We are called to a genuineness of life and speech that leaves no room for deceit or artificiality. Early Friends took very seriously the advice of Jesus: “All you need say is ‘Yes’ if you mean yes, ‘No’ if you mean no; anything more than this comes from the evil one” (Matthew 5:37), and throughout our history we have borne witness against judicial oaths as suggesting a double standard of truth. Devotion to what is true and eternal requires openness, honesty, and careful speech in social, business, and family relationships. As early Friends took care to avoid honorific titles and phrases, modern Friends need to discourage insincerities and extravagances. Flattery, public expressions of gratitude, and eulogies draw attention to individuals rather than to the Spirit that speaks through each of us. We must speak the truth with cordiality, kindness, and love.
All of us ... are diminished and dishonoured when we do not meet each other half way. How can we in truth and lovingly help one another in this? Because we must remember that truth without love is violence. And love without truth is sentimentality. We do need both.

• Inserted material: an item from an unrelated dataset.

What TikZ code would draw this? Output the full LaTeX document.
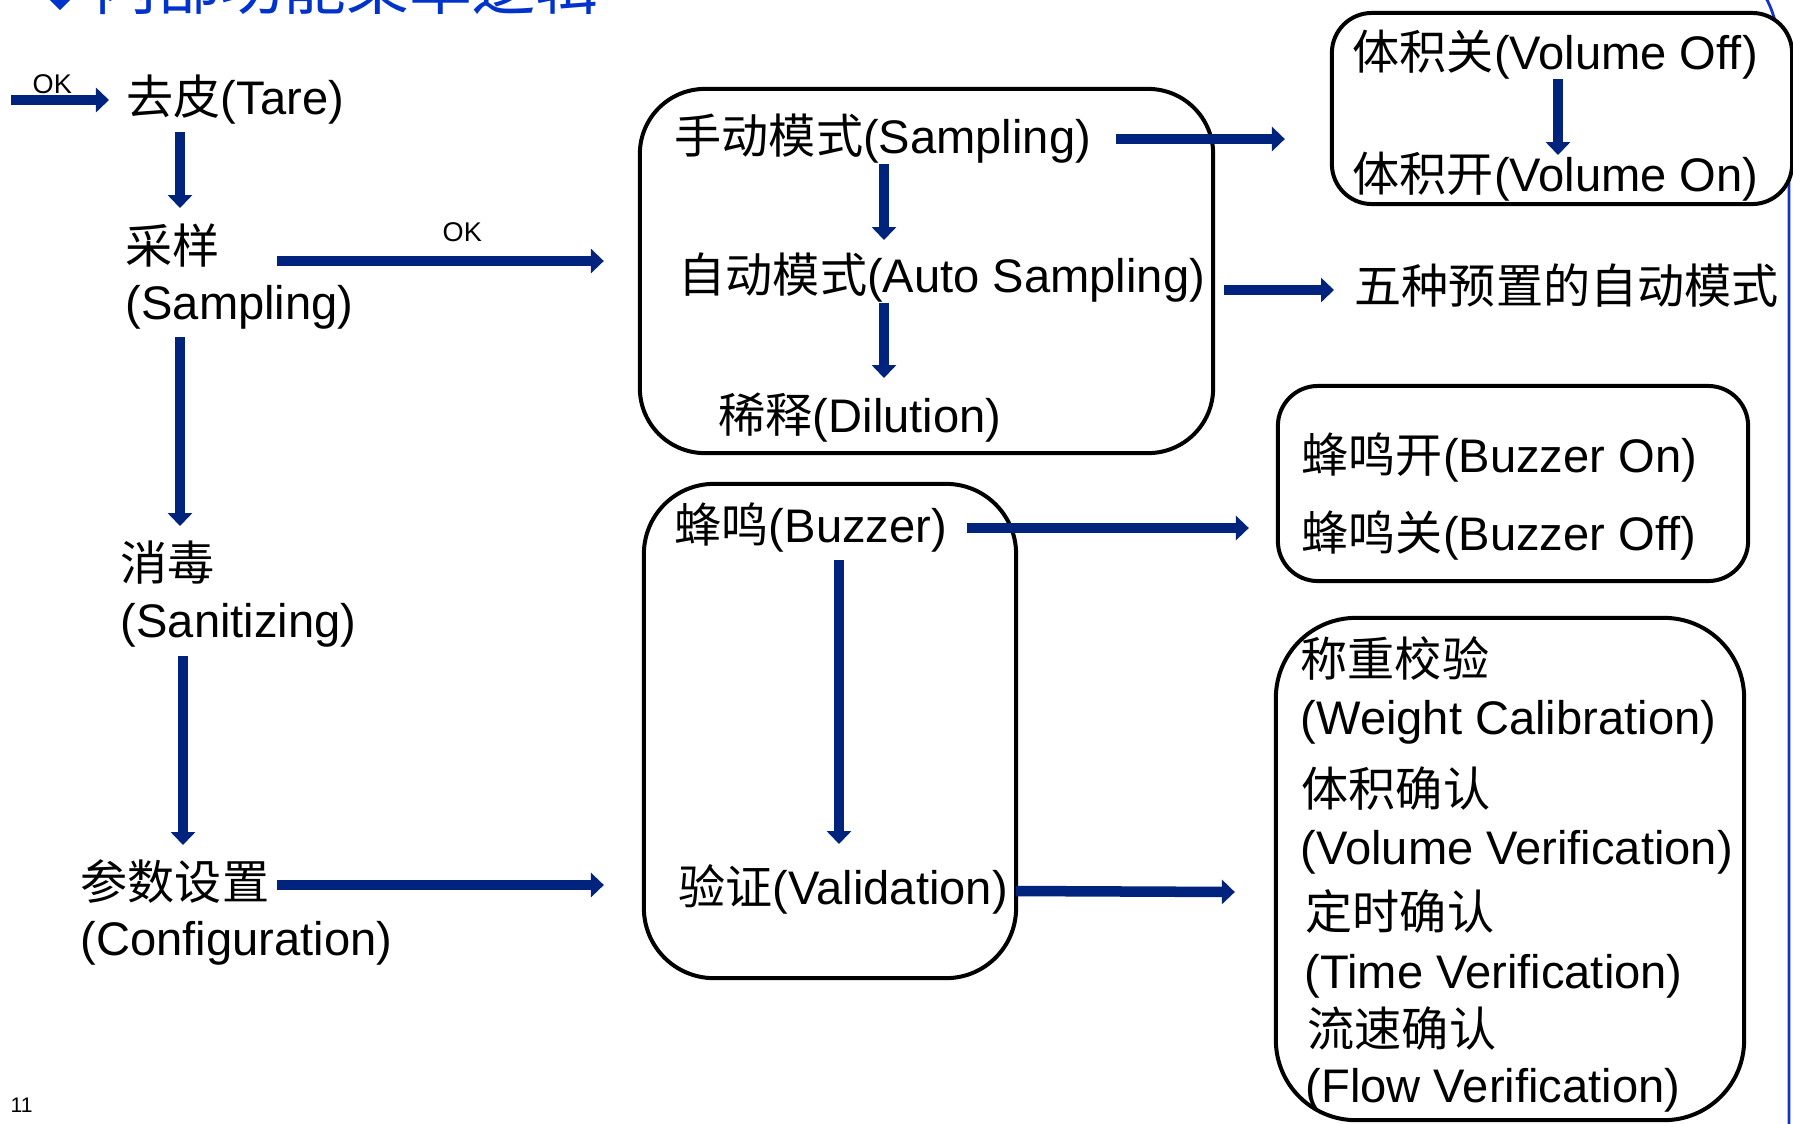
\documentclass[tikz,border=0pt]{standalone}
\usepackage{fontspec}
\setmainfont{Liberation Sans}
\newfontfamily\cjkf{Noto Sans CJK SC}
\usetikzlibrary{arrows.meta,calc}
\definecolor{navy}{RGB}{0,36,125}
\definecolor{titleblue}{RGB}{0,51,204}
\definecolor{edgeblue}{RGB}{20,50,200}
\newcommand{\zh}[1]{{\cjkf #1}}
\begin{document}
\begin{tikzpicture}[x=0.01cm,y=-0.01cm,
  txt/.style={inner sep=0pt, anchor=base west, font=\fontsize{13.4pt}{16pt}\selectfont},
  small/.style={inner sep=0pt, anchor=base west, font=\fontsize{7.7pt}{9pt}\selectfont},
  rbox/.style={draw=black, line width=0.04cm, fill=white, inner sep=0pt},
  arr/.style={draw=navy, line width=0.105cm, -{Triangle[width=0.24cm,length=0.13cm]}}]
\useasboundingbox (0,0) rectangle (1793,1123);
\clip (0,0) rectangle (1793,1123);
\fill[white] (0,0) rectangle (1793,1123);
% slide frame line on the right
\draw[edgeblue, line width=0.028cm] (1766,-2) .. controls (1784,30) and (1789,100) .. (1789,200) -- (1789,1130);
% title (cut off at the top, as in the reference)
\node[anchor=base west, inner sep=0pt, text=titleblue, font=\cjkf\fontsize{17.9pt}{20pt}\selectfont] (title) at (94,9) {内部功能菜单逻辑};
\fill[titleblue] ($(title.base west)+(-34,1)$) -- ++(11,-11) -- ++(-11,-11) -- ++(-11,11) -- cycle;
% boxes
\node[rbox, minimum width=5.73cm, minimum height=3.64cm, rounded corners=0.65cm] (boxS) at (926.5,271) {};
\node[rbox, minimum width=4.60cm, minimum height=1.91cm, rounded corners=0.4cm] (boxV) at (1562,108.5) {};
\node[rbox, minimum width=3.72cm, minimum height=4.94cm, rounded corners=0.7cm] (boxB) at (830,731) {};
\node[rbox, minimum width=4.70cm, minimum height=1.95cm, rounded corners=0.4cm] (boxBZ) at (1513,483.5) {};
\node[rbox, minimum width=4.68cm, minimum height=5.02cm, rounded corners=0.8cm] (boxVer) at (1510,869) {};
% left column
\node[small] (ok1) at (32,93) {OK};
\coordinate (okin) at (11,100);
\node[txt] (tare) at (126,114) {\zh{去皮}(Tare)};
\node[txt] (samp1) at (125,263) {\zh{采样}};
\node[txt] (samp2) at (125,319) {(Sampling)};
\node[small] (ok2) at (442,241) {OK};
\node[txt] (san1) at (120,580) {\zh{消毒}};
\node[txt] (san2) at (120,637) {(Sanitizing)};
\node[txt] (cfg1) at (80,899) {\zh{参数设置}};
\node[txt] (cfg2) at (80,955) {(Configuration)};
% middle
\node[txt] (man) at (674,153) {\zh{手动模式}(Sampling)};
\node[txt] (auto) at (678,292) {\zh{自动模式}(Auto Sampling)};
\node[txt] (dil) at (718,432) {\zh{稀释}(Dilution)};
\node[txt] (buz) at (674,542) {\zh{蜂鸣}(Buzzer)};
\node[txt] (val) at (678,904) {\zh{验证}(Validation)};
% right
\node[txt] (voff) at (1352,69) {\zh{体积关}(Volume Off)};
\node[txt] (von) at (1352,191) {\zh{体积开}(Volume On)};
\node[txt] (five) at (1354,303) {\zh{五种预置的自动模式}};
\node[txt] (bzon) at (1301,472) {\zh{蜂鸣开}(Buzzer On)};
\node[txt] (bzoff) at (1301,550) {\zh{蜂鸣关}(Buzzer Off)};
\node[txt] (wc1) at (1300,676) {\zh{称重校验}};
\node[txt] (wc2) at (1300,734) {(Weight Calibration)};
\node[txt] (vv1) at (1301,806) {\zh{体积确认}};
\node[txt] (vv2) at (1300,864) {(Volume Verification)};
\node[txt] (tv1) at (1305,929) {\zh{定时确认}};
\node[txt] (tv2) at (1304,988) {(Time Verification)};
\node[txt] (fv1) at (1307,1046) {\zh{流速确认}};
\node[txt] (fv2) at (1305,1102) {(Flow Verification)};
% page number
\node[anchor=base west, inner sep=0pt, font=\fontsize{6pt}{7pt}\selectfont] (pg) at (10,1112) {11};
% arrows
\draw[arr] (okin) -- ($(tare.base west)+(-17,-14)$);
\draw[arr] ($(tare.base west)+(54,18)$) -- ($(samp1.base west)+(55,-55)$);
\draw[arr] ($(samp1.base west)+(152,-2)$) -- ($(boxS.west)+(-34,-10)$);
\draw[arr] ($(samp2.base west)+(55,18)$) -- ($(san1.base west)+(60,-54)$);
\draw[arr] ($(san2.base west)+(63,19)$) -- ($(cfg1.base west)+(103,-54)$);
\draw[arr] ($(cfg1.base west)+(197,-14)$) -- ($(boxB.west)+(-38,154)$);
\draw[arr] ($(man.base west)+(210,11)$) -- ($(auto.base west)+(206,-52)$);
\draw[arr] ($(auto.base west)+(206,11)$) -- ($(dil.base west)+(166,-54)$);
\draw[arr] ($(man.base west)+(442,-14)$) -- ($(boxV.west)+(-45,30.5)$);
\draw[arr] ($(auto.base west)+(546,-2)$) -- ($(five.base west)+(-20,-13)$);
\draw[arr] ($(voff.base west)+(206,10)$) -- ($(von.base west)+(206,-36)$);
\draw[arr] ($(buz.base west)+(165,18)$) -- ($(val.base west)+(161,-60)$);
\draw[arr] ($(buz.base west)+(293,-14)$) -- ($(boxBZ.west)+(-27,44.5)$);
\draw[arr] ($(val.base west)+(338,-13)$) -- ($(boxVer.west)+(-39,23)$);
\end{tikzpicture}
\end{document}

– Muriel Bishop, Integrity, 1990
It is a difficult task to live according to our faith that God’s power operates in us. As we attempt to conform our lives to the leadings of the Spirit, to integrate our beliefs and our actions, and to become more honest and authentic, we receive the strength and courage to follow our religious principles.
No average goodness will do, no measuring our lives by our fellows, but only a relentless, inexorable divine standard. No relatives suffice; only absolutes satisfy the soul committed to holy obedience. Absolute honesty, absolute gentleness, absolute self-control, unwearied patience and thoughtfulness in the midst of the ravelling friction of home and office and school and shop.

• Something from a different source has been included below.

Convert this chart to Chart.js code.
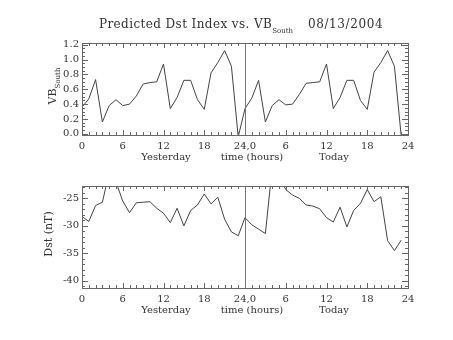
<!DOCTYPE html>
<html>
<head>
<meta charset="utf-8">
<script src="https://cdn.jsdelivr.net/npm/chart.js@4.4.1/dist/chart.umd.min.js"></script>
<style>
  html, body { margin: 0; padding: 0; background: #fff; }
  #wrap { position: relative; width: 453px; height: 340px; }
  #wrap canvas { position: absolute; left: 0; top: 0; }
</style>
</head>
<body>
<div id="wrap">
  <canvas id="vbChart" width="453" height="340"></canvas>
  <canvas id="dstChart" width="453" height="340"></canvas>
</div>
<script>
// hourly samples: 0-23 = yesterday, 24-47 = today
const hours = [0, 1, 2, 3, 4, 5, 6, 7, 8, 9, 10, 11, 12, 13, 14, 15, 16, 17, 18, 19, 20, 21, 22, 23,
               24, 25, 26, 27, 28, 29, 30, 31, 32, 33, 34, 35, 36, 37, 38, 39, 40, 41, 42, 43, 44, 45, 46, 47];

const vbSouth = [0.36, 0.47, 0.73, 0.16, 0.38, 0.46, 0.38, 0.40, 0.51, 0.67, 0.69, 0.70,
                 0.94, 0.34, 0.49, 0.72, 0.72, 0.46, 0.33, 0.82, 0.96, 1.12, 0.91, -0.04,
                 0.34, 0.48, 0.72, 0.16, 0.38, 0.46, 0.39, 0.40, 0.53, 0.68, 0.69, 0.70,
                 0.94, 0.34, 0.49, 0.72, 0.72, 0.45, 0.33, 0.83, 0.96, 1.12, 0.91, -0.03];

const dst = [-28.3, -29.2, -26.3, -25.7, -20.3, -22.0, -25.5, -27.6, -25.8, -25.7, -25.6, -26.8,
             -27.7, -29.4, -26.8, -30.0, -27.2, -26.2, -24.2, -26.0, -24.8, -28.8, -31.1, -31.8,
             -28.5, -29.8, -30.6, -31.4, -19.5, -20.8, -23.4, -24.4, -25.0, -26.2, -26.4, -26.9,
             -28.5, -29.3, -26.6, -30.2, -27.2, -25.9, -23.4, -25.6, -24.7, -32.7, -34.5, -32.6];

const xTicks = [0, 6, 12, 18, 24, 30, 36, 42, 48];
const xTickLabels = ['0', '6', '12', '18', '24,0', '6', '12', '18', '24'];
const vbTicks = [0, 0.2, 0.4, 0.6, 0.8, 1.0, 1.2];
const vbTickLabels = ['0.0', '0.2', '0.4', '0.6', '0.8', '1.0', '1.2'];
const dstTicks = [-40, -35, -30, -25];
const dstTickLabels = ['-40', '-35', '-30', '-25'];
const xTitleParts = ['Yesterday', 'time (hours)', 'Today'];

const SERIF = '"DejaVu Serif", serif';
const INK = '#333';
const AXIS = '#666';

// IDL-style box: inward ticks on all four sides, day divider, titles
const idlFrame = {
  id: 'idlFrame',
  afterDraw(chart, args, opts) {
    const { ctx, chartArea: a, scales: { x, y } } = chart;
    ctx.save();
    ctx.strokeStyle = AXIS;
    ctx.lineWidth = 1;
    ctx.strokeRect(a.left + 0.5, a.top + 0.5, a.right - a.left, a.bottom - a.top);

    ctx.beginPath();
    for (let i = 0; i * opts.xMinor <= x.max + 1e-9; i++) {
      const v = x.min + i * opts.xMinor;
      const px = Math.round(x.getPixelForValue(v)) + 0.5;
      const len = x.ticks.some(t => Math.abs(t.value - v) < 1e-6) ? 5 : 3;
      ctx.moveTo(px, a.bottom); ctx.lineTo(px, a.bottom - len);
      ctx.moveTo(px, a.top); ctx.lineTo(px, a.top + len);
    }
    for (let k = Math.ceil(y.min / opts.yMinor - 1e-9); k * opts.yMinor <= y.max + 1e-9; k++) {
      const v = k * opts.yMinor;
      const py = Math.round(y.getPixelForValue(v)) + 0.5;
      const len = y.ticks.some(t => Math.abs(t.value - v) < 1e-6) ? 6 : 3;
      ctx.moveTo(a.left, py); ctx.lineTo(a.left + len, py);
      ctx.moveTo(a.right, py); ctx.lineTo(a.right - len, py);
    }
    ctx.stroke();

    // yesterday / today divider
    const dx = Math.round(x.getPixelForValue(24)) + 0.5;
    ctx.strokeStyle = '#777';
    ctx.beginPath();
    ctx.moveTo(dx, a.top); ctx.lineTo(dx, a.bottom);
    ctx.stroke();

    // x title pieces
    ctx.fillStyle = INK;
    ctx.font = '10px ' + SERIF;
    ctx.textAlign = 'center';
    ctx.textBaseline = 'middle';
    const ty = a.bottom + 22.5;
    ctx.fillText(xTitleParts[0], 166, ty);
    ctx.fillText(xTitleParts[1], 252, ty);
    ctx.fillText(xTitleParts[2], 334, ty);

    // y title (rotated), optional subscript
    ctx.save();
    ctx.translate(opts.yTitleX, (a.top + a.bottom) / 2 - 3);
    ctx.rotate(-Math.PI / 2);
    ctx.textAlign = 'left';
    ctx.textBaseline = 'alphabetic';
    ctx.font = '11px ' + SERIF;
    const mainW = ctx.measureText(opts.yTitle).width;
    let subW = 0;
    if (opts.yTitleSub) {
      ctx.font = '7px ' + SERIF;
      subW = ctx.measureText(opts.yTitleSub).width;
    }
    const x0 = -(mainW + subW) / 2;
    ctx.font = '11px ' + SERIF;
    ctx.fillText(opts.yTitle, x0, 0);
    if (opts.yTitleSub) {
      ctx.font = '7px ' + SERIF;
      ctx.fillText(opts.yTitleSub, x0 + mainW, 4);
    }
    ctx.restore();

    // main title
    if (opts.mainTitle) {
      ctx.textAlign = 'left';
      ctx.textBaseline = 'alphabetic';
      ctx.font = '12px ' + SERIF;
      ctx.letterSpacing = '0.4px';
      const t1 = 'Predicted Dst Index vs. VB';
      ctx.fillText(t1, 99, 28);
      const w1 = ctx.measureText(t1).width;
      ctx.letterSpacing = '0px';
      ctx.font = '7px ' + SERIF;
      ctx.fillText('South', 99 + w1, 33);
      ctx.font = '12px ' + SERIF;
      ctx.letterSpacing = '0.6px';
      ctx.fillText('08/13/2004', 308, 28);
      ctx.letterSpacing = '0px';
    }
    ctx.restore();
  }
};

function makePlot(canvasId, values, yMin, yMax, yTicks, yTickLabels, plotTop, plotBottom, frame) {
  return new Chart(document.getElementById(canvasId), {
    type: 'line',
    data: {
      datasets: [{
        data: hours.map((h, i) => ({ x: h, y: values[i] })),
        borderColor: '#444',
        borderWidth: 1,
        pointRadius: 0,
        tension: 0,
        fill: false,
        clip: 0
      }]
    },
    options: {
      responsive: false,
      animation: false,
      devicePixelRatio: 1,
      layout: { padding: { left: 0, right: 45, top: plotTop, bottom: 0 } },
      plugins: {
        legend: { display: false },
        tooltip: { enabled: false },
        idlFrame: frame
      },
      scales: {
        x: {
          type: 'linear',
          min: 0,
          max: 48,
          afterBuildTicks: s => { s.ticks = xTicks.map(v => ({ value: v })); },
          afterFit: s => { s.height = 340 - plotBottom; },
          grid: { display: false, drawTicks: false },
          border: { display: false },
          ticks: {
            autoSkip: false,
            maxRotation: 0,
            padding: 5,
            color: INK,
            font: { family: SERIF, size: 10 },
            callback: v => xTickLabels[xTicks.indexOf(v)]
          }
        },
        y: {
          min: yMin,
          max: yMax,
          afterBuildTicks: s => { s.ticks = yTicks.map(v => ({ value: v })); },
          afterFit: s => { s.width = 82; },
          grid: { display: false, drawTicks: false },
          border: { display: false },
          ticks: {
            padding: 3,
            color: INK,
            font: { family: SERIF, size: 10 },
            callback: v => yTickLabels[yTicks.indexOf(v)]
          }
        }
      }
    },
    plugins: [idlFrame]
  });
}

makePlot('vbChart', vbSouth, -0.015, 1.222, vbTicks, vbTickLabels, 43, 135,
  { xMinor: 1, yMinor: 0.05, yTitle: 'VB', yTitleSub: 'South', yTitleX: 56, mainTitle: true });
makePlot('dstChart', dst, -41.3, -22.75, dstTicks, dstTickLabels, 186, 288,
  { xMinor: 1, yMinor: 1, yTitle: 'Dst (nT)', yTitleSub: '', yTitleX: 52, mainTitle: false });
</script>
</body>
</html>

– Thomas R. Kelly, Holy Obedience, 1939
Friends have been concerned to communicate with integrity, to make our words and action fit the truth of our lives. We endeavor to speak the truth as we know it, honestly and forthrightly, speaking plainly from our own lives. Sometimes this practice has been difficult. Sometimes the results surprise and delight us.

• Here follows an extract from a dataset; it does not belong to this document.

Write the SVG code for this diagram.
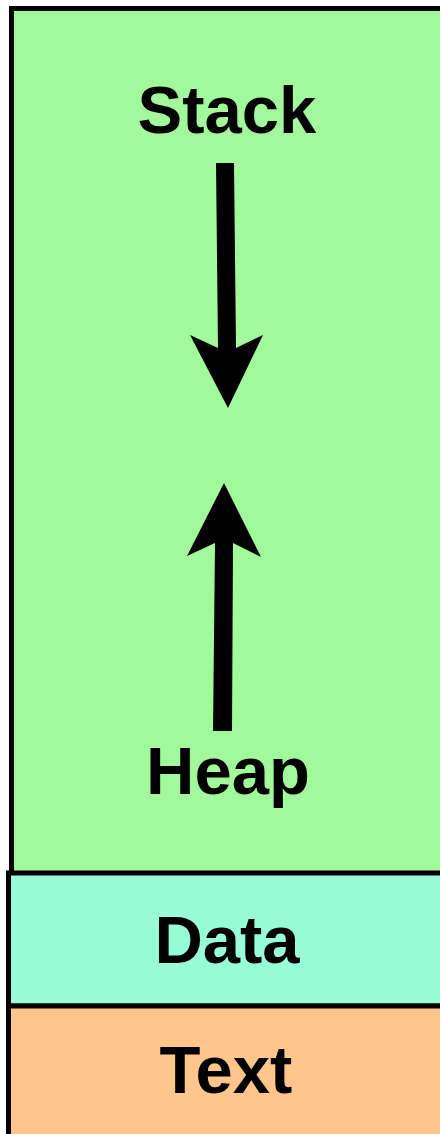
<svg xmlns="http://www.w3.org/2000/svg" width="440" height="1134" viewBox="0 0 440 1134">
<style>
.seg{stroke:#000;stroke-width:5}
.lbl{font-family:"Liberation Sans",Arial,sans-serif;font-weight:bold;font-size:67px;fill:#000;text-anchor:middle}
.arr{fill:#000}
</style>
<rect width="440" height="1134" fill="#fff"/>
<g id="stack-heap">
<rect class="seg" x="11.5" y="8.5" width="440" height="870" fill="#a2f99b"/>
<text class="lbl" x="227" y="133">Stack</text>
<text class="lbl" x="228" y="794">Heap</text>
</g>
<g id="data">
<rect class="seg" x="8.5" y="873" width="440" height="133" fill="#98fcd8"/>
<text class="lbl" x="227" y="963">Data</text>
</g>
<g id="text">
<rect class="seg" x="8.5" y="1006" width="440" height="140" fill="#ffc68b"/>
<text class="lbl" x="226" y="1093">Text</text>
</g>
<g id="connectors">
<path class="arr" d="M216,163 L234,163 L236,348 L263,335 L228,408 L190,335 L218,348 Z"/>
<path class="arr" d="M213,731 L232,731 L233,543 L261,557 L224,483 L187,556 L215,543 Z"/>
</g>
</svg>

I was shown that my words should be few, savoury, and seasoned with grace.
– George Fox, Journal, 1694
The person who will listen and not give advice is a precious presence on this earth.
– Robert P. Wightman, in “Listening with a Simple Heart,”
Fifteenth Street Meeting Book of Quotations, 1989
Thoughtful listening is as important as speaking, and a necessary part of resolving our conflicts. If we listen attentively to the expression of the Spirit—in ourselves and in others—words and action can become a means of knowing God, a form of prayer. To speak, write, or act from the truth of our lives brings spiritual force to bear on us in ways that may develop into concerns or leadings if we listen further.
We need symbols to communicate our experience of God, but let us not confuse the description with the reality, or assume that everyone has the same angle of vision. Rather let us say, THIS I KNOW EXPERIMENTALLY, and then ask, WHAT CANST THOU SAY?
– Elizabeth Watson,
1977 Friends General Conference Rufus Jones Lecture
The Hebrew prophets, our Society’s founders, and dissidents in all times often found themselves in conflict with others for speaking from inward-directed truth. This habit is a source of controversy today, even amongst ourselves, when our experiences and the ways in which we communicate them do not fit others’ perceptions or convictions. We encourage Friends to express, listen to, and welcome disagreements as new ways to understand the truth.
I am fully persuaded that if there was less tattling and scribbling and more praying, there would be happiness among us. The spirit of bitterness and malignity is like the whirlwind, that threatens to carry us away in the tempest.
– Edward Hicks, Journal, 1825
Do our words tend towards the harmony, love, and truth that glorify God? To speak the truth is important, and sometimes truth will necessarily cause pain in the process of healing. But we would do well before we speak to consider that our words may hurt others or stir up ill feeling or partisanship. Backbiting, talebearing, and complaints about others are to be avoided. Our communication, as spoken deeds, helps build or destroy what Jesus called the Kingdom of Heaven. We urge Friends to avoid speaking or acting in ways that divide insiders from outsiders.
The best of Friends’ humor has come from the forthright wit of our witness to truth and from the joy with which we behold the presence of God around us. But we caution against the use of sarcasm at the expense of others. The cooling, uniting presence of truth among us is diminished by this kind of anger masquerading as humor.
In life as in meetings for worship, sometimes a silent message is most fitting.
God, set a guard at my mouth, a watcher at the gate of my lips.